L’opacité du pouvoir, en Algérie, est une marque de fabrique soigneusement entretenue. Le signe révélateur a été donné à l’hiver 2011, lorsque Alger a paru emboîter, pendant quelques jours seulement, le pas au soulèvement tunisien. Les manifestants ne conspuaient aucun nom dans la rue. Ils criaient : " Système, dégage ! "
Formée à l’école soviétique pour les gradés les plus anciens dans la hiérarchie, l’armée algérienne s’est cependant modernisée. Ses cadres sont aujourd’hui envoyés à l’académie militaire de West Point, aux Etats-Unis, ou à l’Ecole de guerre de Paris. Et son équipement s’est nettement développé. Avec un budget estimé en 2011 à 885 milliards de dinars (8,5 milliards d’euros environ), l’Algérie est devenue l’un des pays importateurs d’armes les plus importants du continent africain, au coude-à-coude avec l’Egypte.
L’armée algérienne a été profondément marquée par la guerre civile des années 1990-2000 contre les islamistes, qui a fait, selon les estimations, entre 100 000 et 200 000 morts et qui la prive encore aujourd’hui de défilés militaires en raison des risques d’attentat. Une période pendant laquelle l’Algérie a également été soumise à un embargo militaire.
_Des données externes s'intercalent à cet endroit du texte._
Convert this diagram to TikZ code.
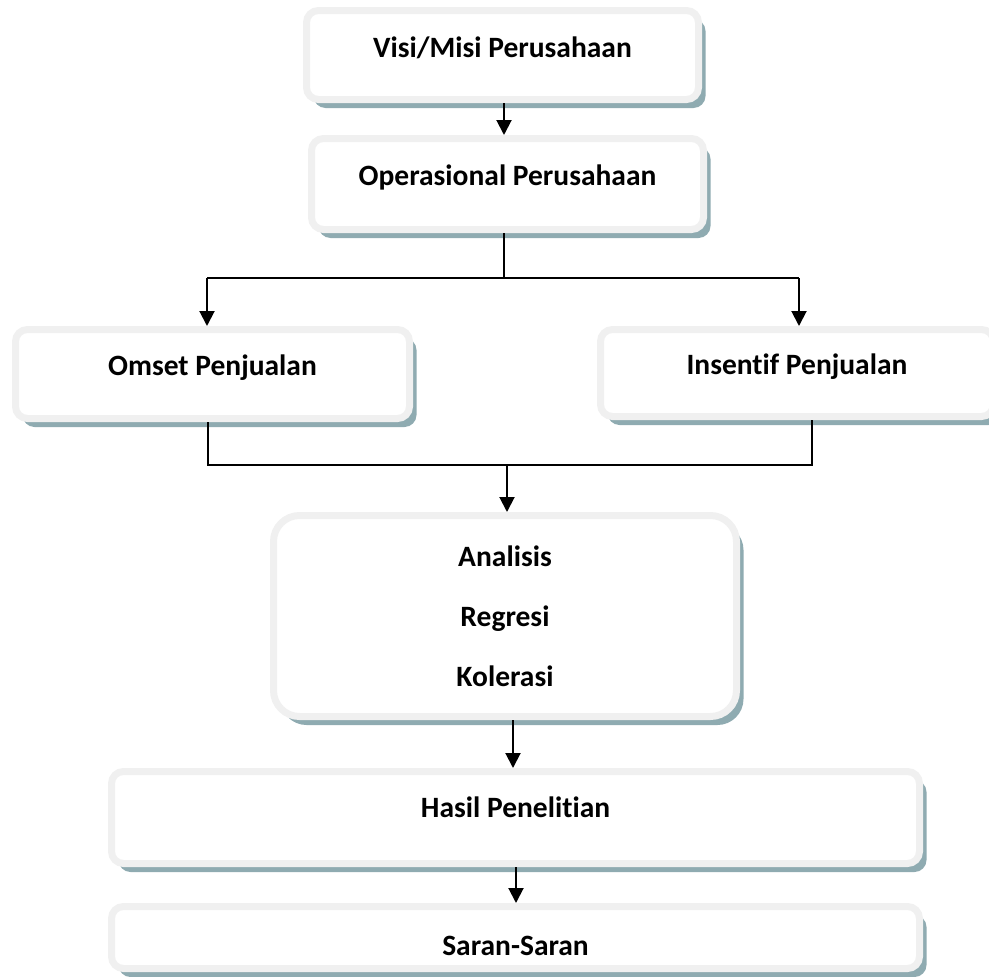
\documentclass[tikz,border=0pt]{standalone}
\usepackage{fontspec}
\setmainfont{Carlito}[Ligatures=NoCommon]
\usetikzlibrary{arrows.meta,shadows}
\newcommand{\BW}{392}
\newcommand{\BH}{89}
\definecolor{fwrim}{RGB}{240,240,240}
\definecolor{fwshade}{RGB}{143,171,177}

\begin{document}
\begin{tikzpicture}[
    x=1pt, y=-1pt,
    >={Triangle[length=15pt,width=15pt]},
    box/.style={rectangle, draw=fwrim, fill=white, line width=7pt,
      rounded corners=12pt, minimum width=\BW pt, minimum height=\BH pt,
      inner sep=0pt, text height=18pt, text depth=16pt,
      font=\fontsize{29.5}{35}\selectfont\bfseries,
      drop shadow={shadow xshift=7pt, shadow yshift=-8.5pt, fill=fwshade, opacity=1}},
    conn/.style={draw=black, line width=2pt},
    arr/.style={conn, ->},
  ]
  \useasboundingbox (0,0) rectangle (989,977);

  %% boxes, top to bottom
  \node[box, text depth=14pt] (visi) at (502.5,55) {Visi/Misi Perusahaan};
  \node[box, minimum height=91pt] (oper) at (507.5,184) {Operasional Perusahaan};
  \node[box, minimum width=394pt] (omset) at (212.5,374) {Omset Penjualan};
  \node[box, minimum width=393pt, minimum height=87pt] (insentif) at (797,373) {Insentif Penjualan};
  \node[box, rounded corners=26pt, minimum width=463pt, minimum height=201pt,
        align=center, text height=140pt, text depth=0pt,
        execute at begin node={\setlength{\baselineskip}{60pt}}] (anal) at (505,616)
        {Analisis\\Regresi\\Kolerasi};
  \node[box, minimum width=808pt, minimum height=92pt, text depth=19pt] (hasil) at (515.5,817.5) {Hasil Penelitian};
  \node[box, minimum width=808pt, minimum height=62pt, text height=35pt, text depth=0pt] (saran) at (515.5,937.5) {Saran-Saran};

  %% branch below the operations box
  \coordinate (opM) at (504,278);
  \coordinate (opL) at (207,278);
  \coordinate (opR) at (799,278);
  \draw[conn] (opM |- oper.south) -- (opM);
  \draw[conn] (opL) -- (opR);
  \draw[arr] (opL) -- (opL |- omset.north);
  \draw[arr] (opR) -- (opR |- insentif.north);

  %% the two sales boxes join again
  \coordinate (jnL) at (208,465);
  \coordinate (jnR) at (812,465);
  \coordinate (jnM) at (507,465);
  \draw[conn] (jnL |- omset.south) -- (jnL) -- (jnR) -- (jnR |- insentif.south);
  \draw[arr] (jnM) -- (jnM |- anal.north);

  %% straight chain
  \coordinate (viOut) at (504,102);
  \draw[arr] (viOut |- visi.south) -- (viOut |- oper.north);
  \coordinate (anOut) at (513,720);
  \draw[arr] (anOut |- anal.south) -- (anOut |- hasil.north);
  \coordinate (haOut) at (516,867);
  \draw[arr] (haOut |- hasil.south) -- (haOut |- saran.north);

\end{tikzpicture}
\end{document}
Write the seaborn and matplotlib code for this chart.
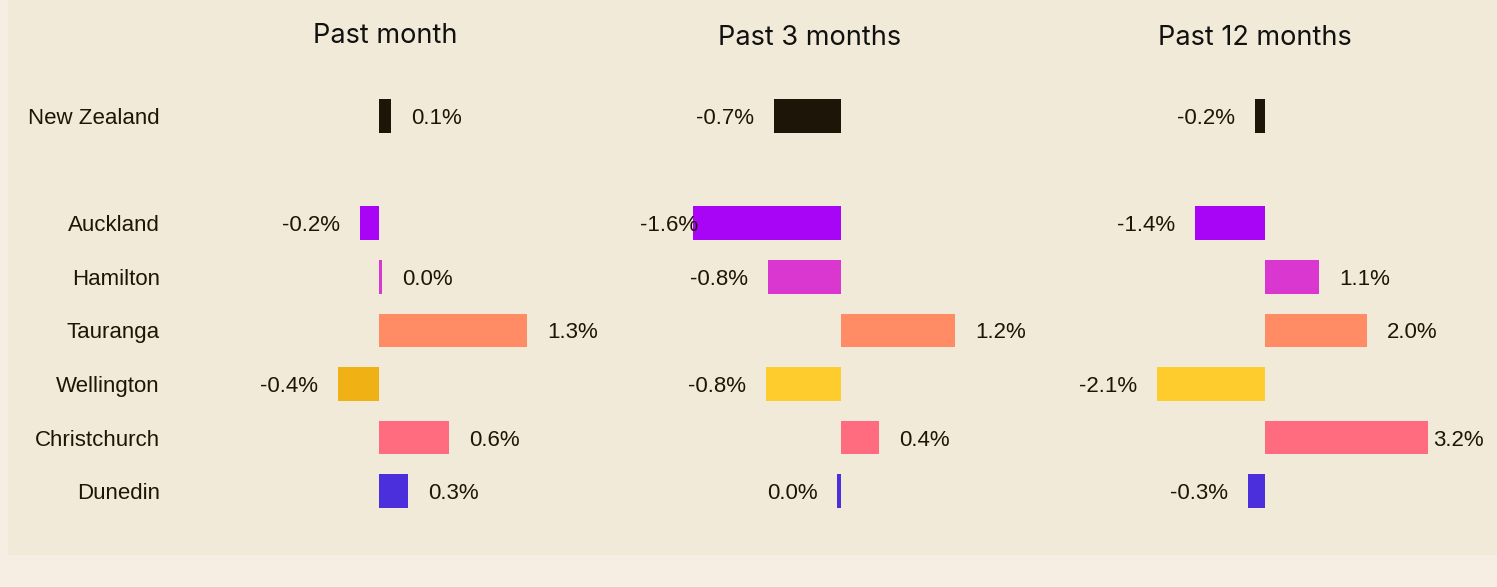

Durant cette terrible décennie, l’armée, associée à la gendarmerie nationale (180 000 hommes), a vu ses missions évoluer, se consacrant presque exclusivement à la lutte antiterroriste. Les militaires algériens y ont acquis l’étiquette d’" éradicateurs ". " A partir de 1994, témoigne un cadre sous le couvert de l’anonymat, j’ai vu tellement d’horreurs que je ne ramenais plus un prisonnier vivant. Je les tuais systématiquement. " Des " éradicateurs " contraints d’accepter malgré tout, sous l’impulsion du président Bouteflika, une " réconciliation nationale " sans tribunaux qui a permis à des anciens militants islamistes de se réinsérer dans la société. L’irruption d’un commando venu du nord du Mali et composé de djihadistes de plusieurs nationalités à In Amenas bouscule aujourd’hui ce délicat compromis. Et redonne de la force à ce puissant courant militaire.
Mais le fait nouveau qui inquiète le plus l’ANP, ce sont les révolutions arabes, avec leur dimension internationale et leur cortège d’ingérences étrangères – bien loin du huis clos algérien auquel elle était habituée jusqu’ici -, qu’elle scrute avec la plus grande attention. Après la Tunisie, l’Egypte, dominée par le pouvoir militaire, a succombé aux manifestations de rue. Dans ces deux pays, l’armée a refusé de tirer sur les manifestants. Longtemps, Alger a guetté un soubresaut de l’armée égyptienne, espérant, en vain, que le scrutin postrévolution ne lui échapperait pas. Puis il y a eu la Libye, dont le régime, pourtant puissamment armé par le colonel Kadhafi, est tombé. Et, malgré ses avertissements à la communauté internationale, l’arsenal des armes libyennes s’est bel et bien répandu dans toute la région, ce qui a précipité la crise malienne.
Déjà en froid depuis des années avec le Maroc, l’Algérie a dû ainsi fermer toutes ses autres frontières et renforcer la présence de l’armée dans le Sud. En première ligne, comme toujours. Car si le Syrien Bachar Al-Assad venait à tomber, au prix d’une terrible guerre meurtrière avec les insurgés, les militaires algériens le savent : ils défendront le dernier régime nationaliste arabe de la région.